TASK GOAL – Locate the lines where "React" occurs and copy them as they stand.

DATA –
##############################

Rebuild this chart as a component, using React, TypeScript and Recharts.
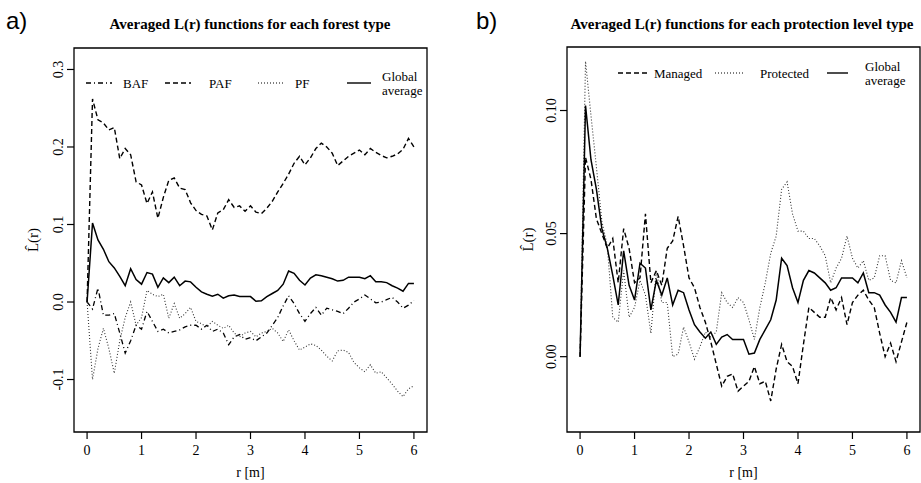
import { LineChart, Line, XAxis, YAxis, ReferenceArea, Legend, Label } from "recharts"

const FONT = '"Liberation Serif", "DejaVu Serif", serif'

// r values (m), one point every 0.1 m
const R_VALUES = [
    0, 0.1, 0.2, 0.3, 0.4, 0.5, 0.6, 0.7, 0.8, 0.9, 1.0, 1.1, 1.2, 1.3, 1.4, 1.5, 1.6, 1.7, 1.8, 1.9,
    2.0, 2.1, 2.2, 2.3, 2.4, 2.5, 2.6, 2.7, 2.8, 2.9, 3.0, 3.1, 3.2, 3.3, 3.4, 3.5, 3.6, 3.7, 3.8, 3.9,
    4.0, 4.1, 4.2, 4.3, 4.4, 4.5, 4.6, 4.7, 4.8, 4.9, 5.0, 5.1, 5.2, 5.3, 5.4, 5.5, 5.6, 5.7, 5.8, 5.9, 6.0,
]

// panel a) forest types
const BAF = [
    0, -0.009, 0.018, -0.017, -0.017, -0.015, -0.04, -0.066, -0.05, -0.03, -0.035,
    -0.012, -0.025, -0.038, -0.035, -0.04, -0.038, -0.036, -0.032, -0.03, -0.03,
    -0.035, -0.03, -0.038, -0.035, -0.04, -0.055, -0.045, -0.042, -0.048, -0.046,
    -0.05, -0.045, -0.04, -0.03, -0.02, -0.005, 0.008, -0.002, -0.015, -0.025,
    -0.015, -0.007, -0.017, -0.008, -0.01, -0.012, -0.015, -0.008, 0.0, 0.004,
    0.009, 0.004, -0.001, 0.0, 0.003, 0.006, 0.0, -0.008, -0.004, 0.002,
]
const PAF = [
    0, 0.262, 0.235, 0.231, 0.222, 0.225, 0.185, 0.198, 0.19, 0.155, 0.151,
    0.127, 0.142, 0.108, 0.135, 0.157, 0.16, 0.147, 0.145, 0.128, 0.118,
    0.113, 0.111, 0.093, 0.115, 0.119, 0.132, 0.122, 0.124, 0.117, 0.124,
    0.116, 0.114, 0.121, 0.13, 0.142, 0.153, 0.165, 0.179, 0.188, 0.177,
    0.186, 0.198, 0.205, 0.2, 0.192, 0.176, 0.182, 0.188, 0.192, 0.196,
    0.19, 0.198, 0.193, 0.189, 0.186, 0.188, 0.191, 0.197, 0.211, 0.2,
]
const PF = [
    0, -0.1, -0.06, -0.034, -0.06, -0.092, -0.05, -0.02, 0.0, -0.03, -0.02,
    0.015, 0.01, 0.007, 0.01, -0.021, -0.002, -0.021, -0.015, -0.007, -0.025,
    -0.028, -0.032, -0.025, -0.03, -0.034, -0.03, -0.04, -0.045, -0.04, -0.038,
    -0.045, -0.04, -0.038, -0.034, -0.04, -0.051, -0.036, -0.05, -0.062, -0.058,
    -0.054, -0.056, -0.062, -0.07, -0.076, -0.063, -0.062, -0.065, -0.078, -0.085,
    -0.09, -0.081, -0.092, -0.09, -0.098, -0.106, -0.115, -0.122, -0.112, -0.108,
]
// same global average in both panels
const GLOBAL = [
    0, 0.102, 0.08, 0.068, 0.052, 0.044, 0.033, 0.021, 0.043, 0.029, 0.023,
    0.038, 0.036, 0.019, 0.031, 0.025, 0.032, 0.021, 0.027, 0.026, 0.019,
    0.013, 0.01, 0.0075, 0.01, 0.005, 0.008, 0.009, 0.007, 0.007, 0.007,
    0.001, 0.0015, 0.007, 0.011, 0.015, 0.023, 0.04, 0.037, 0.028, 0.022,
    0.031, 0.035, 0.034, 0.032, 0.03, 0.027, 0.028, 0.032, 0.032, 0.032,
    0.03, 0.034, 0.026, 0.026, 0.025, 0.021, 0.018, 0.014, 0.024, 0.024,
]

// panel b) protection levels
const MANAGED = [
    0, 0.081, 0.072, 0.056, 0.05, 0.044, 0.048, 0.03, 0.052, 0.044, 0.03,
    0.032, 0.058, 0.03, 0.035, 0.029, 0.044, 0.047, 0.057, 0.045, 0.032,
    0.028, 0.02, 0.014, 0.006, -0.003, -0.012, -0.008, -0.007, -0.014, -0.012,
    -0.01, -0.004, -0.011, -0.01, -0.018, -0.005, 0.005, -0.002, -0.004, -0.011,
    0.005, 0.02, 0.018, 0.016, 0.016, 0.024, 0.019, 0.024, 0.013, 0.022,
    0.025, 0.027, 0.023, 0.02, 0.0095, 0.0, 0.0055, -0.002, 0.006, 0.014,
]
const PROTECTED = [
    0, 0.12, 0.098, 0.077, 0.055, 0.045, 0.016, 0.014, 0.035, 0.016, 0.02,
    0.031, 0.025, 0.0095, 0.035, 0.022, 0.022, 0.0, 0.001, 0.012, 0.006,
    -0.001, 0.004, 0.01, 0.008, 0.01, 0.026, 0.022, 0.02, 0.024, 0.022,
    0.015, 0.007, 0.02, 0.03, 0.042, 0.049, 0.068, 0.071, 0.058, 0.051,
    0.051, 0.048, 0.048, 0.045, 0.041, 0.03, 0.036, 0.04, 0.049, 0.04,
    0.036, 0.039, 0.031, 0.032, 0.041, 0.041, 0.031, 0.03, 0.039, 0.032,
]

const X_TICKS = [0, 1, 2, 3, 4, 5, 6]
const Y_TICKS_A = [-0.1, 0, 0.1, 0.2, 0.3]
const Y_TICKS_B = [0, 0.05, 0.1]

const DASH = "5 3"
const DOT = "1 2"
const DASHDOT = "5 3 1 3"

const rowsA = R_VALUES.map((r, i) => ({ r, baf: BAF[i], paf: PAF[i], pf: PF[i], global: GLOBAL[i] }))
const rowsB = R_VALUES.map((r, i) => ({ r, managed: MANAGED[i], protected: PROTECTED[i], global: GLOBAL[i] }))

const RotTick = (props: any) => {
    const { x, y, payload, digits } = props
    return (
        <text x={x} y={y} transform={`rotate(-90 ${x} ${y})`} textAnchor="middle"
            fontSize={14} fontFamily={FONT} fill="#000">
            {Number(payload.value).toFixed(digits)}
        </text>
    )
}

const yLabel = (dx: number) => (props: any) => {
    const vb = props.viewBox
    const x = vb.x + dx
    const y = vb.y + vb.height / 2
    return (
        <text x={x} y={y} transform={`rotate(-90 ${x} ${y})`} textAnchor="middle"
            fontSize={15} fontFamily={FONT} style={{ fill: "#000", stroke: "none" }}>
            {"L\u0302(r)"}
        </text>
    )
}

interface Entry { label: string[]; dash?: string; x1: number; x2: number; tx: number }

const legendSvg = (w: number, h: number, rowY: number, entries: Entry[]) => () => (
    <svg width={w} height={h} style={{ display: "block" }}>
        {entries.map((e, i) => (
            <g key={i}>
                <line x1={e.x1} x2={e.x2} y1={rowY} y2={rowY} stroke="#000"
                    strokeWidth={e.dash === DOT ? 1.1 : 1.4} strokeDasharray={e.dash} />
                {e.label.length === 1 ? (
                    <text x={e.tx} y={rowY} dominantBaseline="central" fontSize={13} fontFamily={FONT}>{e.label[0]}</text>
                ) : (
                    <>
                        <text x={e.tx} y={rowY - 6.5} dominantBaseline="central" fontSize={13} fontFamily={FONT}>{e.label[0]}</text>
                        <text x={e.tx} y={rowY + 7.5} dominantBaseline="central" fontSize={13} fontFamily={FONT}>{e.label[1]}</text>
                    </>
                )}
            </g>
        ))}
    </svg>
)

const LEGEND_A: Entry[] = [
    { label: ["BAF"], dash: DASHDOT, x1: 86, x2: 112, tx: 123 },
    { label: ["PAF"], dash: DASH, x1: 165, x2: 191, tx: 209 },
    { label: ["PF"], dash: DOT, x1: 258, x2: 285, tx: 295 },
    { label: ["Global", "average"], x1: 347, x2: 371, tx: 382 },
]
const LEGEND_B: Entry[] = [
    { label: ["Managed"], dash: DASH, x1: 158, x2: 188, tx: 194 },
    { label: ["Protected"], dash: DOT, x1: 255, x2: 285, tx: 300 },
    { label: ["Global", "average"], x1: 367, x2: 388, tx: 405 },
]

const titleStyle = (cx: number): React.CSSProperties => ({
    position: "absolute", left: cx - 250, width: 500, top: 17, textAlign: "center",
    fontFamily: FONT, fontWeight: "bold", fontSize: 15, lineHeight: "15px", color: "#000",
})
const tagStyle = (x: number): React.CSSProperties => ({
    position: "absolute", left: x, top: 9, fontFamily: '"Liberation Sans", Arial, sans-serif',
    fontSize: 24, lineHeight: "24px", color: "#000",
})

const axisTick = { fontSize: 14, fontFamily: FONT, fill: "#000" }

export default function App() {
    const yA: [number, number] = [-0.1677, 0.3277]
    const yB: [number, number] = [-0.0306, 0.1258]
    const xDom: [number, number] = [-0.24, 6.24]
    return (
        <div style={{ position: "absolute", left: 0, top: 0, width: 921, height: 483, background: "#fff" }}>
            <div style={tagStyle(6)}>a)</div>
            <div style={tagStyle(476)}>b)</div>
            <div style={titleStyle(250)}>Averaged L(r) functions for each forest type</div>
            <div style={titleStyle(742)}>Averaged L(r) functions for each protection level type</div>

            <div style={{ position: "absolute", left: 0, top: 0 }}>
                <LineChart width={460} height={483} data={rowsA} margin={{ top: 48, right: 33, left: 0, bottom: 0 }}>
                    <XAxis dataKey="r" type="number" domain={xDom} ticks={X_TICKS} allowDataOverflow
                        height={51} axisLine={false} tickSize={7} tickMargin={6}
                        tickLine={{ stroke: "#000", strokeWidth: 1.2 }} tick={axisTick}>
                        <Label value="r [m]" position="insideBottom" offset={6} fontSize={14} fontFamily={FONT} fill="#000" />
                    </XAxis>
                    <YAxis type="number" domain={yA} ticks={Y_TICKS_A} allowDataOverflow width={74}
                        axisLine={false} tickSize={7} tickMargin={4}
                        tickLine={{ stroke: "#000", strokeWidth: 1.2 }} tick={<RotTick digits={1} />}>
                        <Label content={yLabel(38)} />
                    </YAxis>
                    <ReferenceArea x1={xDom[0]} x2={xDom[1]} y1={yA[0]} y2={yA[1]} fill="none" stroke="#000" strokeWidth={1.3} ifOverflow="visible" />
                    <Line dataKey="baf" type="linear" stroke="#000" strokeWidth={1.3} strokeDasharray={DASHDOT} dot={false} isAnimationActive={false} />
                    <Line dataKey="paf" type="linear" stroke="#000" strokeWidth={1.4} strokeDasharray={DASH} dot={false} isAnimationActive={false} />
                    <Line dataKey="pf" type="linear" stroke="#333" strokeWidth={1.1} strokeDasharray={DOT} dot={false} isAnimationActive={false} />
                    <Line dataKey="global" type="linear" stroke="#000" strokeWidth={1.5} dot={false} isAnimationActive={false} />
                    <Legend layout="horizontal" verticalAlign="middle" align="center"
                        wrapperStyle={{ left: 0, top: 0, width: 460, height: 483, pointerEvents: "none" }}
                        content={legendSvg(460, 483, 83, LEGEND_A)} />
                </LineChart>
            </div>

            <div style={{ position: "absolute", left: 460, top: 0 }}>
                <LineChart width={461} height={483} data={rowsB} margin={{ top: 47, right: 1, left: 0, bottom: 0 }}>
                    <XAxis dataKey="r" type="number" domain={xDom} ticks={X_TICKS} allowDataOverflow
                        height={51} axisLine={false} tickSize={7} tickMargin={6}
                        tickLine={{ stroke: "#000", strokeWidth: 1.2 }} tick={axisTick}>
                        <Label value="r [m]" position="insideBottom" offset={6} fontSize={14} fontFamily={FONT} fill="#000" />
                    </XAxis>
                    <YAxis type="number" domain={yB} ticks={Y_TICKS_B} allowDataOverflow width={107}
                        axisLine={false} tickSize={7} tickMargin={4}
                        tickLine={{ stroke: "#000", strokeWidth: 1.2 }} tick={<RotTick digits={2} />}>
                        <Label content={yLabel(73)} />
                    </YAxis>
                    <ReferenceArea x1={xDom[0]} x2={xDom[1]} y1={yB[0]} y2={yB[1]} fill="none" stroke="#000" strokeWidth={1.3} ifOverflow="visible" />
                    <Line dataKey="managed" type="linear" stroke="#000" strokeWidth={1.4} strokeDasharray={DASH} dot={false} isAnimationActive={false} />
                    <Line dataKey="protected" type="linear" stroke="#333" strokeWidth={1.1} strokeDasharray={DOT} dot={false} isAnimationActive={false} />
                    <Line dataKey="global" type="linear" stroke="#000" strokeWidth={1.5} dot={false} isAnimationActive={false} />
                    <Legend layout="horizontal" verticalAlign="middle" align="center"
                        wrapperStyle={{ left: 0, top: 0, width: 461, height: 483, pointerEvents: "none" }}
                        content={legendSvg(461, 483, 73, LEGEND_B)} />
                </LineChart>
            </div>
        </div>
    )
}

##############################

RESULT OF THE TASK –
Rebuild this chart as a component, using React, TypeScript and Recharts.
const titleStyle = (cx: number): React.CSSProperties => ({
const tagStyle = (x: number): React.CSSProperties => ({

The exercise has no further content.